第3回/共演者ヨ・ジング
演技に貪欲な名子役
3月23日にソウルで行なわれた『テバク』の制作発表会で、チャン・グンソクは共演者のヨ・ジングを「恐ろしい俳優です」と表現した。
かなり後輩にあたる俳優の何が恐ろしいのか。
子役出身のチャン・グンソクだからこそ、同じく子役で実績を積み重ねてきたヨ・ジングの凄さがわかるのであろう。
「子役は大成しない」と言われる韓国芸能界で、それを覆したのがチャン・グンソクであり、今はヨ・ジングがその後に続こうとしている。
ヨ・ジングは1997年8月13日生まれである。1987年8月4日生まれのチャン・グンソクとちょうど10歳の開きがある。
子役として出演した作品は数多いが、やはり『太陽を抱く月』と『会いたい』がよく知られている。
特に、『会いたい』の場合は役柄がとても難しかった。
この『会いたい』はJYJのユチョンとユン・ウネが共演したドラマだった。ユチョンは男性主人公のジョンウに扮したが、その子供時代を演じたのがヨ・ジングである。
彼の演技は大評判となり、大人のジョンウを演じたユチョンにプレッシャーを与えるほどだった。
熱心さも折り紙付きだ。彼は『会いたい』に出演したとき、監督と演技についてよく話し合ったいう。
「本当によく話しました。そのほうが監督と意思の疎通が図れるし、完璧に演じられると思います。僕は、質問やいいアイデアが浮かんだらすぐに話すタイプなんです」
演技に関しては何でも貪欲に吸収しようとするヨ・ジング。「小さい頃は演技がただ楽しかったんですが、今は演じることにとても魅力を感じています。飽きることがないんです」とも語っていた。
台本リーディングで笑顔を見せるヨ・ジング(写真/韓国SBS『テバク』公式サイトよ り)
頼れる兄貴のような存在
ヨ・ジングから見てチャン・グンソクはどういう存在なのか。
「グンソク兄さんも幼い頃から演技をされてきましたし、この作品(『テバク』)で初めてお会いしましたが、なんだか前から知っていた兄さんのような感じがします。
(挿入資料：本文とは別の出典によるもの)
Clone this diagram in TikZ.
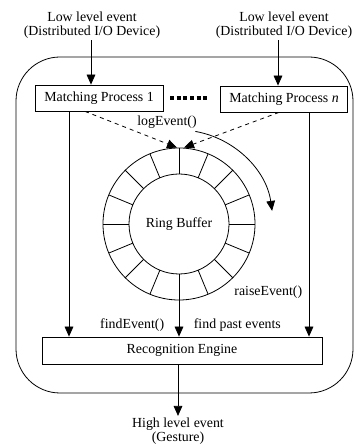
\documentclass[tikz,border=0pt]{standalone}
\usepackage{fontspec}
\setmainfont{Liberation Serif}
\usetikzlibrary{arrows.meta}

\begin{document}
\begin{tikzpicture}[x=.75pt,y=.75pt,font=\fontsize{10.4}{10.6}\selectfont,
  line width=.6pt,
  box/.style={draw,minimum height=19.5pt,inner xsep=6.5pt},
  arr/.style={-{Triangle[length=7.5pt,width=6.5pt]}},
  lbl/.style={align=center,inner sep=1pt}]
\useasboundingbox (0,0) rectangle (354,445);

% outer frame
\draw[rounded corners=33pt] (16,52) rectangle (353,388);

% inputs and matching processes
\node[lbl] (in1) at (92,420) {Low level event\\(Distributed I/O Device)};
\node[lbl] (in2) at (284,420) {Low level event\\(Distributed I/O Device)};
\node[box,minimum width=96pt] (mp1) at (99,347) {Matching Process 1};
\node[box,minimum width=93pt] (mpn) at (284,346) {Matching Process \textit{n}};

\draw[arr] ([shift={(-1,0)}]in1.south) coordinate (a1) -- (a1 |- mp1.north);
\draw[arr] ([shift={(-6,0)}]in2.south) coordinate (a2) -- (a2 |- mpn.north);
\draw[line width=3pt,dash pattern=on 3pt off 2pt,shorten <=5pt,shorten >=9pt]
  (mp1.east) -- (mp1.east -| mpn.west);

% ring buffer
\node[circle,draw,minimum size=114pt,inner sep=0pt] (ring) at (179,221) {Ring Buffer};
\draw (ring.center) circle (50);
\foreach \ang in {0,22.5,...,337.5}
  \draw (ring.center) ++(\ang:50) -- ++(\ang:26);

\draw[arr,dashed] ([shift={(-14,0)}]mp1.south) -- ([shift={(-2,0)}]ring.north);
\draw[arr,dashed] ([shift={(-5,0)}]mpn.south) -- ([shift={(5,0)}]ring.north);
\node (log) at (167,323) {logEvent()};
\draw[arr] ([shift={(80:94)}]ring.center) arc[start angle=80,end angle=8,radius=94];

% recognition engine
\node[box,minimum width=210pt,minimum height=20.25pt] (eng) at (182,94.5) {Recognition Engine};

\draw[arr] ([shift={(-30,0)}]mp1.south) coordinate (l1) -- (l1 |- eng.north);
\draw[arr] ([shift={(25,0)}]mpn.south) coordinate (r1) -- (r1 |- eng.north);
\draw[arr] (ring.south) -- (ring.south |- eng.north);

\node[anchor=east] (raise) at (307,153) {raiseEvent()};
\node[anchor=east] (find) at (169,120) {findEvent()};
\node[anchor=west] (past) at (189,120) {find past events};

% output
\node[lbl] (out) at (178,14) {High level event\\(Gesture)};
\draw[arr] (out.north |- eng.south) -- (out.north);

\end{tikzpicture}
\end{document}
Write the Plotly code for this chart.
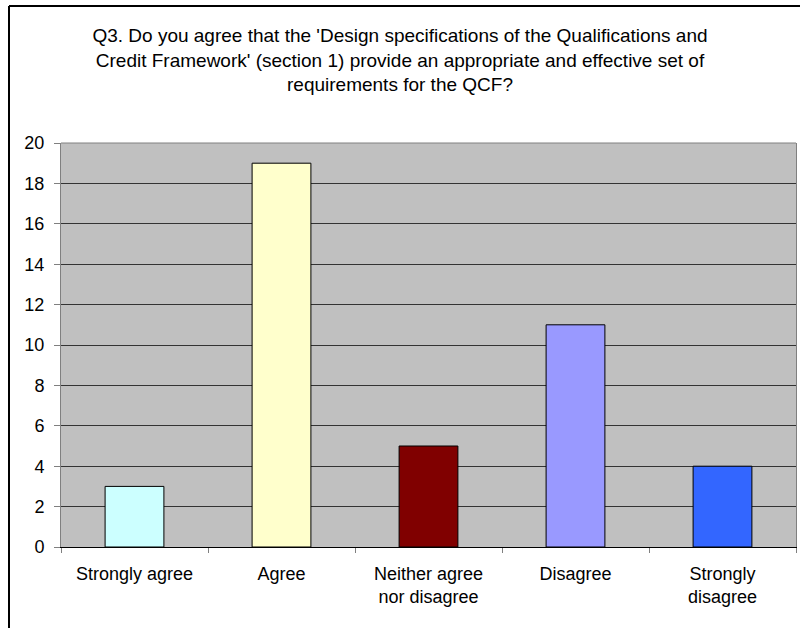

本当に安心できる存在です」
このように、ヨ・ジングは“安心”を強調していた。頼れる兄貴、という感じなのだろうか。
『テバク』の中で、チャン・グンソクとヨ・ジングは兄弟という設定である。しかし、チャン・グンソクが演じるテギルは「捨てられた王子」であり、最下層の身分に落ちたイカサマ師だ。
一方、ヨ・ジングが演じる英祖(ヨンジョ)は朝鮮王朝の21代王。後に、後継者だった息子を処罰して餓死させるという事件を起こしているが、政治的には名君と称賛されている。
要するに、英祖とテギルは天と地ほどに差がついた兄弟なのである。この2人が国家と愛する人をかけて一世一代の大勝負をするのが『テバク』の骨子になっている。
当然ながら、ドラマでは緊迫した場面でのチャン・グンソクとヨ・ジングの絡みが多くなるだろう。
2人の対決シーンが楽しみだ(写真/韓国SBS『テバク』公式サイトより)
大いに刺激を受ける後輩
ヨ・ジングについて、チャン・グンソクは制作発表会で次のように評した。
「ヨ・ジング氏は本当に恐ろしい俳優だと考えたことがあります。台本リーディングのときもそう思ったし、演技に臨む姿勢が恐ろしいほど真摯です。特に、カメラの前では別人になるような俳優です」
こう語ったあとに、チャン・グンソクはさらに続けた。
「私と年齢差が10歳ありますが、演技のうえではそんな差を感じないほどです。僕にとってはありがたいですね。同じドラマに本当に良い俳優と出演できて……。楽しんでできると思います」
こうしたチャン・グンソクの発言はいろいろと示唆に富んでいる。
何よりも、同じ子役出身で着実に成長しているヨ・ジングの存在は、チャン・グンソクが「恐ろしい」とつぶやいてしまうほど刺激になっているのだ。しかも、何かと比較されることが当人同士はよくわかっている。チャン・グンソクも評価の面で負けるわけにもいかない。
たとえ10歳離れている先輩と後輩とはいえ、ドラマの中では熾烈なライバル同士であり、それは俳優の関係においても変わらない。
追いかけてくるヨ・ジングを意識すればするほど、チャン・グンソクは気持ちを引き締めていることだろう。